Will you give the material below again, every line exactly as it is?
%%
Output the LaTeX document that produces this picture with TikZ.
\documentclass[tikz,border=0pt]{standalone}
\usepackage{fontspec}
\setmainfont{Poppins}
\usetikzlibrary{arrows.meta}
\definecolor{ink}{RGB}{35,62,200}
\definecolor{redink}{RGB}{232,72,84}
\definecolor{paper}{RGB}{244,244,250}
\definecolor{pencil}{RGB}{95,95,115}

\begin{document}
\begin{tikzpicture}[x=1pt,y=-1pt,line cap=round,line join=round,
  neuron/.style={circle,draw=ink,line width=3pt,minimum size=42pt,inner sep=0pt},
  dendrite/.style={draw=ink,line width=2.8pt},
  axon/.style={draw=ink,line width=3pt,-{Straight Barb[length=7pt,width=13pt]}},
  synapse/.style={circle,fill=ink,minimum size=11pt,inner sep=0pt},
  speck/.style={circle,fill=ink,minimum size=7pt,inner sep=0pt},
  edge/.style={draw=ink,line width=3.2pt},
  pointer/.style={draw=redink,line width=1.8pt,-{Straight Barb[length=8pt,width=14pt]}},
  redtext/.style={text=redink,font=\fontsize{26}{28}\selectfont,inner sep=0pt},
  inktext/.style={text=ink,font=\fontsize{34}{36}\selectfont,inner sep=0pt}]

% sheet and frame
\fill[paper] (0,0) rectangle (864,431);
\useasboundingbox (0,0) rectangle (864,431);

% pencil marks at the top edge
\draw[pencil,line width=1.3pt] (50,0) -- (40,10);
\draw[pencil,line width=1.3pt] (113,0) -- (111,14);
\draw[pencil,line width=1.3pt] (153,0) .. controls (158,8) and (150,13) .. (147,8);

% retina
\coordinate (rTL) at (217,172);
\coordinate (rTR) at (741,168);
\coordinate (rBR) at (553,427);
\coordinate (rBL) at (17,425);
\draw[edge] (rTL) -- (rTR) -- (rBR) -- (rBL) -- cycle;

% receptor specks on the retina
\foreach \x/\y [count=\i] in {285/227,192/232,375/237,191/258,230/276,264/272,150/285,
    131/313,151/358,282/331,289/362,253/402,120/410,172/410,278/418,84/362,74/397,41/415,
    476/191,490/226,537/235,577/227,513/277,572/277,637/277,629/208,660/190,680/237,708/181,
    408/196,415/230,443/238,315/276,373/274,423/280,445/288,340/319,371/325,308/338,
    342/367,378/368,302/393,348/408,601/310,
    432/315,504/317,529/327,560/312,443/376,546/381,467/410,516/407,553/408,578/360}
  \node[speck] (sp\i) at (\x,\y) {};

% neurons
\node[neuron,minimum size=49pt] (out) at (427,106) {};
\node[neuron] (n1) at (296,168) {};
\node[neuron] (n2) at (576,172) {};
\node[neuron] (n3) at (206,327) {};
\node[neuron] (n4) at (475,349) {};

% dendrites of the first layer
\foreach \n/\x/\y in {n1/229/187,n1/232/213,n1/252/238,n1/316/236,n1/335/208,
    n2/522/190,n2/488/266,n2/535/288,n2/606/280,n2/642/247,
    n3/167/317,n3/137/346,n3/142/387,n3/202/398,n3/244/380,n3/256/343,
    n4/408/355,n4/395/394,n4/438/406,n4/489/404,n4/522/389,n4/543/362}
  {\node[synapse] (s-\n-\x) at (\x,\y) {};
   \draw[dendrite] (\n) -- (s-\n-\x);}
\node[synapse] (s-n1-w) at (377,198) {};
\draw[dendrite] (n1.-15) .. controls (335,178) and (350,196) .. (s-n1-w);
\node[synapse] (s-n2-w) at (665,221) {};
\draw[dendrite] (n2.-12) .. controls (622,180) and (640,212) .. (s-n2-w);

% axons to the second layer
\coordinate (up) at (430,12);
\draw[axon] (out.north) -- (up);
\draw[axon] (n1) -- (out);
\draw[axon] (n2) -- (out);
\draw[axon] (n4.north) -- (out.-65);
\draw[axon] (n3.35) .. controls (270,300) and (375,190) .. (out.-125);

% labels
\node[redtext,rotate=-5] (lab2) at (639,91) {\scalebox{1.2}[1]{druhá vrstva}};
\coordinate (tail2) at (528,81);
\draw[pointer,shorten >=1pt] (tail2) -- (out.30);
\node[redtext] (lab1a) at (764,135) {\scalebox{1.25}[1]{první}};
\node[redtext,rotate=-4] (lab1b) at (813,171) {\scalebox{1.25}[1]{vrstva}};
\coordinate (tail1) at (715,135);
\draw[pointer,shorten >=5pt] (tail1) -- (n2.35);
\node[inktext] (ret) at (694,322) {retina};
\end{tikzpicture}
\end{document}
%%
Exercise solution:
Output the LaTeX document that produces this picture with TikZ.
\documentclass[tikz,border=0pt]{standalone}
\usepackage{fontspec}
\setmainfont{Poppins}
\usetikzlibrary{arrows.meta}
\definecolor{ink}{RGB}{35,62,200}
\definecolor{redink}{RGB}{232,72,84}
\definecolor{paper}{RGB}{244,244,250}
\definecolor{pencil}{RGB}{95,95,115}

\begin{document}
\begin{tikzpicture}[x=1pt,y=-1pt,line cap=round,line join=round,
  neuron/.style={circle,draw=ink,line width=3pt,minimum size=42pt,inner sep=0pt},
  dendrite/.style={draw=ink,line width=2.8pt},
  axon/.style={draw=ink,line width=3pt,-{Straight Barb[length=7pt,width=13pt]}},
  synapse/.style={circle,fill=ink,minimum size=11pt,inner sep=0pt},
  speck/.style={circle,fill=ink,minimum size=7pt,inner sep=0pt},
  edge/.style={draw=ink,line width=3.2pt},
  pointer/.style={draw=redink,line width=1.8pt,-{Straight Barb[length=8pt,width=14pt]}},
  redtext/.style={text=redink,font=\fontsize{26}{28}\selectfont,inner sep=0pt},
  inktext/.style={text=ink,font=\fontsize{34}{36}\selectfont,inner sep=0pt}]

% sheet and frame
\fill[paper] (0,0) rectangle (864,431);
\useasboundingbox (0,0) rectangle (864,431);

% pencil marks at the top edge
\draw[pencil,line width=1.3pt] (50,0) -- (40,10);
\draw[pencil,line width=1.3pt] (113,0) -- (111,14);
\draw[pencil,line width=1.3pt] (153,0) .. controls (158,8) and (150,13) .. (147,8);

% retina
\coordinate (rTL) at (217,172);
\coordinate (rTR) at (741,168);
\coordinate (rBR) at (553,427);
\coordinate (rBL) at (17,425);
\draw[edge] (rTL) -- (rTR) -- (rBR) -- (rBL) -- cycle;

% receptor specks on the retina
\foreach \x/\y [count=\i] in {285/227,192/232,375/237,191/258,230/276,264/272,150/285,
    131/313,151/358,282/331,289/362,253/402,120/410,172/410,278/418,84/362,74/397,41/415,
    476/191,490/226,537/235,577/227,513/277,572/277,637/277,629/208,660/190,680/237,708/181,
    408/196,415/230,443/238,315/276,373/274,423/280,445/288,340/319,371/325,308/338,
    342/367,378/368,302/393,348/408,601/310,
    432/315,504/317,529/327,560/312,443/376,546/381,467/410,516/407,553/408,578/360}
  \node[speck] (sp\i) at (\x,\y) {};

% neurons
\node[neuron,minimum size=49pt] (out) at (427,106) {};
\node[neuron] (n1) at (296,168) {};
\node[neuron] (n2) at (576,172) {};
\node[neuron] (n3) at (206,327) {};
\node[neuron] (n4) at (475,349) {};

% dendrites of the first layer
\foreach \n/\x/\y in {n1/229/187,n1/232/213,n1/252/238,n1/316/236,n1/335/208,
    n2/522/190,n2/488/266,n2/535/288,n2/606/280,n2/642/247,
    n3/167/317,n3/137/346,n3/142/387,n3/202/398,n3/244/380,n3/256/343,
    n4/408/355,n4/395/394,n4/438/406,n4/489/404,n4/522/389,n4/543/362}
  {\node[synapse] (s-\n-\x) at (\x,\y) {};
   \draw[dendrite] (\n) -- (s-\n-\x);}
\node[synapse] (s-n1-w) at (377,198) {};
\draw[dendrite] (n1.-15) .. controls (335,178) and (350,196) .. (s-n1-w);
\node[synapse] (s-n2-w) at (665,221) {};
\draw[dendrite] (n2.-12) .. controls (622,180) and (640,212) .. (s-n2-w);

% axons to the second layer
\coordinate (up) at (430,12);
\draw[axon] (out.north) -- (up);
\draw[axon] (n1) -- (out);
\draw[axon] (n2) -- (out);
\draw[axon] (n4.north) -- (out.-65);
\draw[axon] (n3.35) .. controls (270,300) and (375,190) .. (out.-125);

% labels
\node[redtext,rotate=-5] (lab2) at (639,91) {\scalebox{1.2}[1]{druhá vrstva}};
\coordinate (tail2) at (528,81);
\draw[pointer,shorten >=1pt] (tail2) -- (out.30);
\node[redtext] (lab1a) at (764,135) {\scalebox{1.25}[1]{první}};
\node[redtext,rotate=-4] (lab1b) at (813,171) {\scalebox{1.25}[1]{vrstva}};
\coordinate (tail1) at (715,135);
\draw[pointer,shorten >=5pt] (tail1) -- (n2.35);
\node[inktext] (ret) at (694,322) {retina};
\end{tikzpicture}
\end{document}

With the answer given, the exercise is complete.